:: What is needed ::
Leave out the pictures, and retype only the lines from the beginning of the material through the line that contains "plt.rcParams['axes.unicode_minus'] = False", including both.

:: Supplied information ::
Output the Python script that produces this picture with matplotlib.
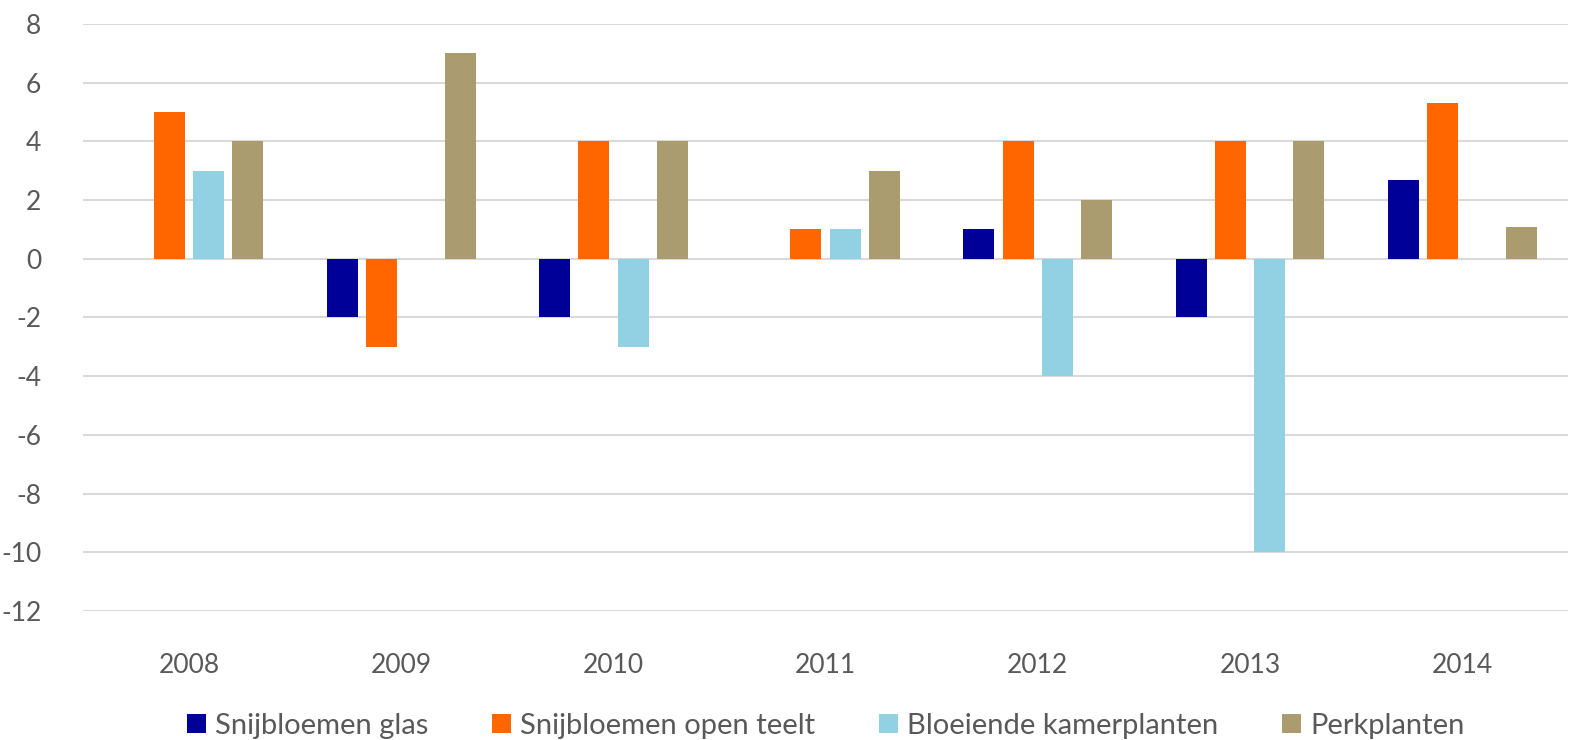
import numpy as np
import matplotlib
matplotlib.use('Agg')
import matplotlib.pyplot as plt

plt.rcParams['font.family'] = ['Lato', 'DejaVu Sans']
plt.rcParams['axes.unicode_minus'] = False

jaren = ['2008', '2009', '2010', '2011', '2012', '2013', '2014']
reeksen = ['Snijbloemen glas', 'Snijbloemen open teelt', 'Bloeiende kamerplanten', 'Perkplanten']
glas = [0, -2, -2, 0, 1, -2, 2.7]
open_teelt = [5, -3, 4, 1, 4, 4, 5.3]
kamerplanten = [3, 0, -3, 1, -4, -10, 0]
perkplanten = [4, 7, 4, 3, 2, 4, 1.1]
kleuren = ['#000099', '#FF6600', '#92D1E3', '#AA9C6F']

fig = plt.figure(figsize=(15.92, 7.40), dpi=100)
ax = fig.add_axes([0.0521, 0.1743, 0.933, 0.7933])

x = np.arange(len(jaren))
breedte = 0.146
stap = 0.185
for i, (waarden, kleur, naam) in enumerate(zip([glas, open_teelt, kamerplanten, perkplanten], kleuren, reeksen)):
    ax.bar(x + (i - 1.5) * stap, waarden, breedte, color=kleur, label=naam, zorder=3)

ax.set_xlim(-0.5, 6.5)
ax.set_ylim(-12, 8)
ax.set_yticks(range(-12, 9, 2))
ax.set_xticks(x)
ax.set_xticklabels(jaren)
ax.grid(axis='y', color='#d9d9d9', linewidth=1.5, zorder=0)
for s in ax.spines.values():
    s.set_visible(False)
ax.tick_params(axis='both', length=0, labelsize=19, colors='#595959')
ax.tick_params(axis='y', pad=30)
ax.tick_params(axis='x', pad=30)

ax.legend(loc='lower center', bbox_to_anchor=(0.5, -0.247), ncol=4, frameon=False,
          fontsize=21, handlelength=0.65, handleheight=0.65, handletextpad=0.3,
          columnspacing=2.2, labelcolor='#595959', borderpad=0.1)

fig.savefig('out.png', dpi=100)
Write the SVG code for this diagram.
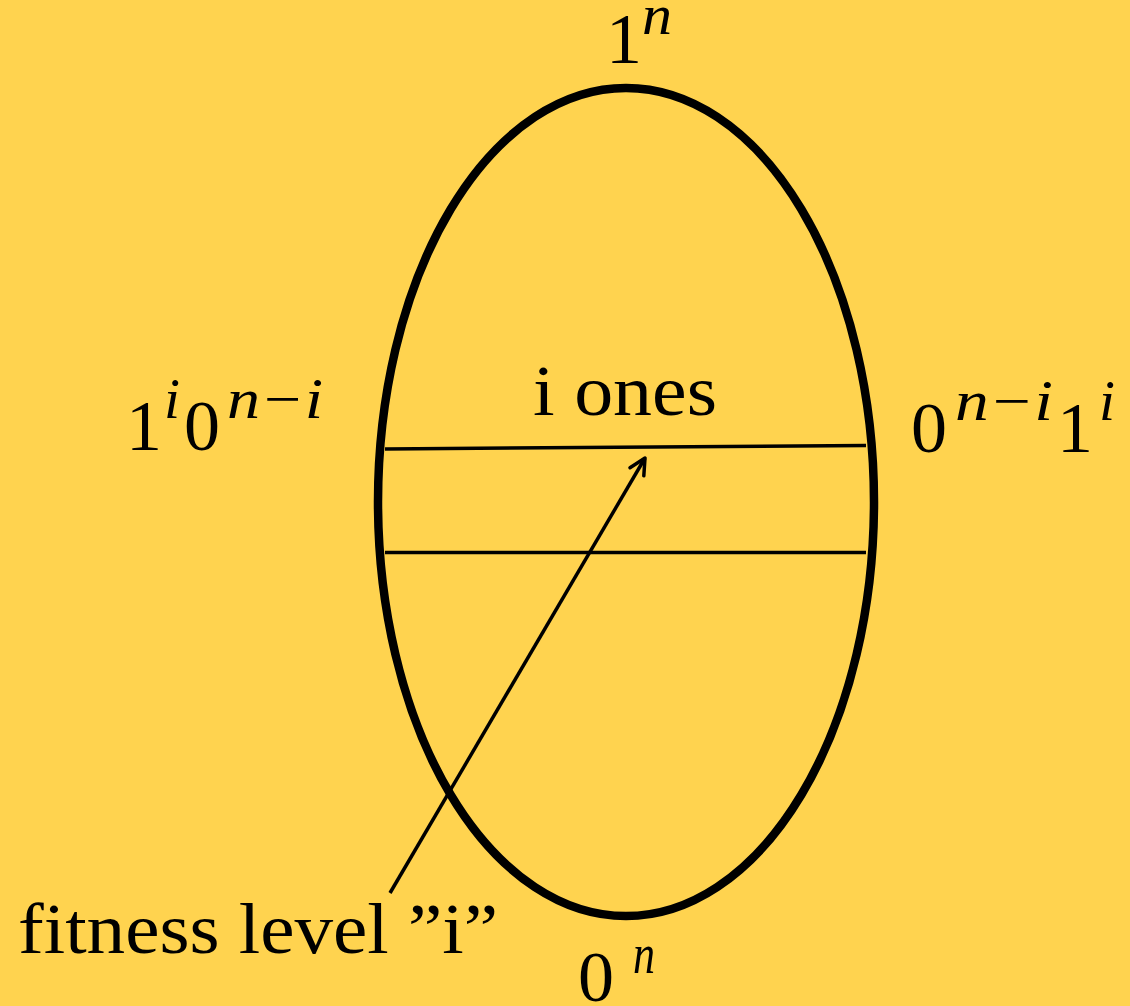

:: Solution for this exercise ::
Output the Python script that produces this picture with matplotlib.
import numpy as np
import matplotlib
matplotlib.use('Agg')
import matplotlib.pyplot as plt

plt.rcParams['font.family'] = ['Lato', 'DejaVu Sans']
plt.rcParams['axes.unicode_minus'] = False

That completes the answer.